I did these calculations using computer. Here are the results:

\begin{equation}A^{-1}=\begin{bmatrix}

\frac{\cos (\theta )}{r} & r \sin (\theta )-\frac{u \cos (\theta )}{r} \\
-\frac{\sin (\theta )}{r} & r \cos (\theta )+\frac{u \sin (\theta )}{r},
\end{bmatrix}\end{equation}

\begin{equation}A^{-1}\partial_1=\begin{bmatrix}0&-1\\1&0\end{bmatrix},\end{equation}
\begin{equation}A^{-1}\partial_2=\begin{bmatrix}
\frac{\cos (2 \theta )}{r} & -\frac{\sin (2 \theta )}{r} \\
-\frac{\sin (2 \theta )}{r} & -\frac{\cos (2 \theta )}{r}\end{bmatrix},\end{equation}
\begin{equation}A^{-1}\partial_3=\begin{bmatrix}
\frac{\cos (\theta ) \sin (\theta )}{r^2} & \frac{\cos ^2(\theta )}{r^2} \\
-\frac{\sin ^2(\theta )}{r^2} & -\frac{\cos (\theta ) \sin (\theta )}{r^2} \end{bmatrix},\end{equation}

\begin{equation}g=\begin{bmatrix}
-1 & 0 & \frac{1}{2 r^2} \\
0 & \frac{1}{r^2} & 0 \\
\frac{1}{2 r^2} & 0 & 0\end{bmatrix}\end{equation}

The metric is not diagonal.
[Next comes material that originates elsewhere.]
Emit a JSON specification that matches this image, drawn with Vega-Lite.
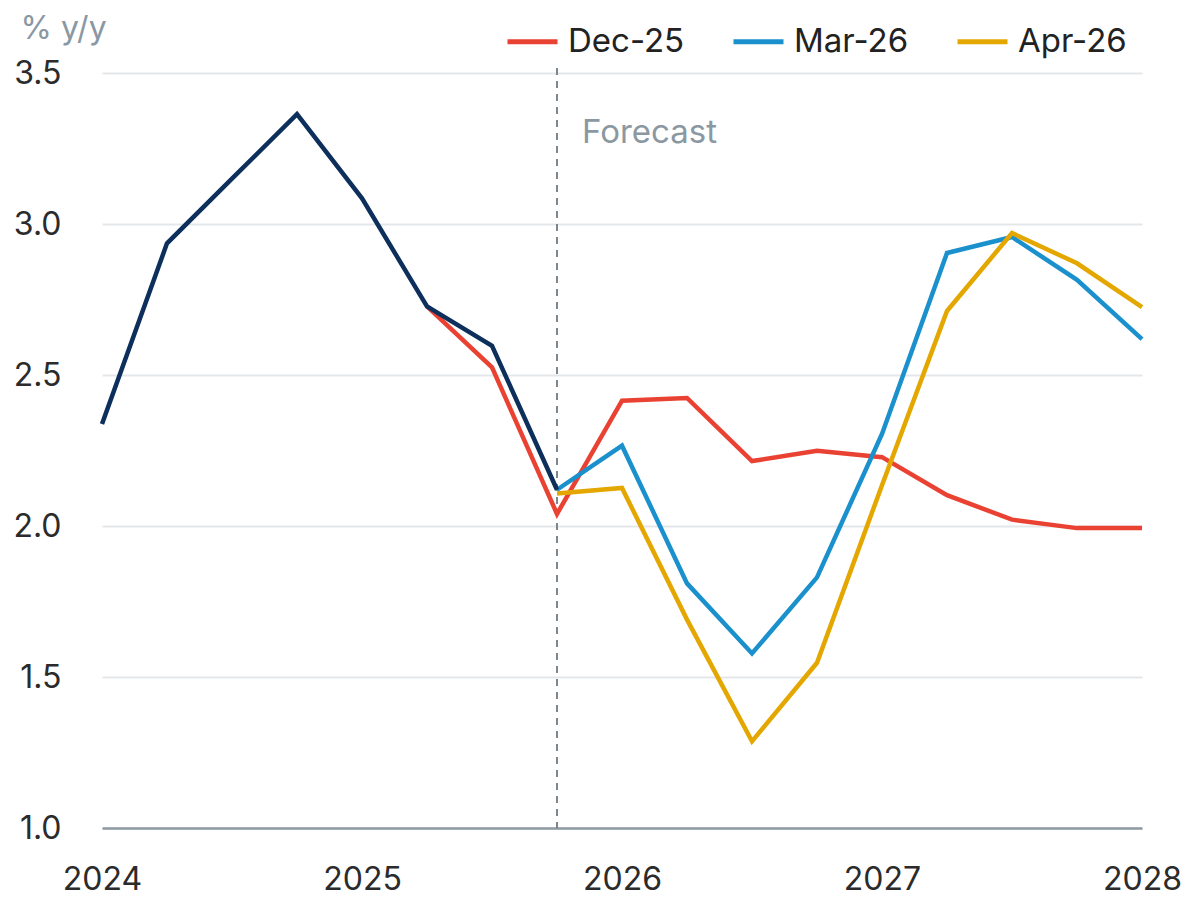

That means the coordinate lines are not all perpendicular to each other. Moreover, the third line is “light-like”. We have $(\partial_3,\partial_3)=0.$ In Minkowski space-time it would mean that it is a trajectory of an object moving with the speed of light. At the group identity we have $\theta=u=0, r=1.$ At this point we have
\begin{equation}(\partial_3)_e= \begin{bmatrix}0&1\\0&0\end{bmatrix}.\end{equation}
In SL(2,R) generators and vector fields on the half-plane we have denoted this generator as $Y_-$.

Once we have the metric, we can now calculate its geodesics and curvature. So, we have a plan for the following notes.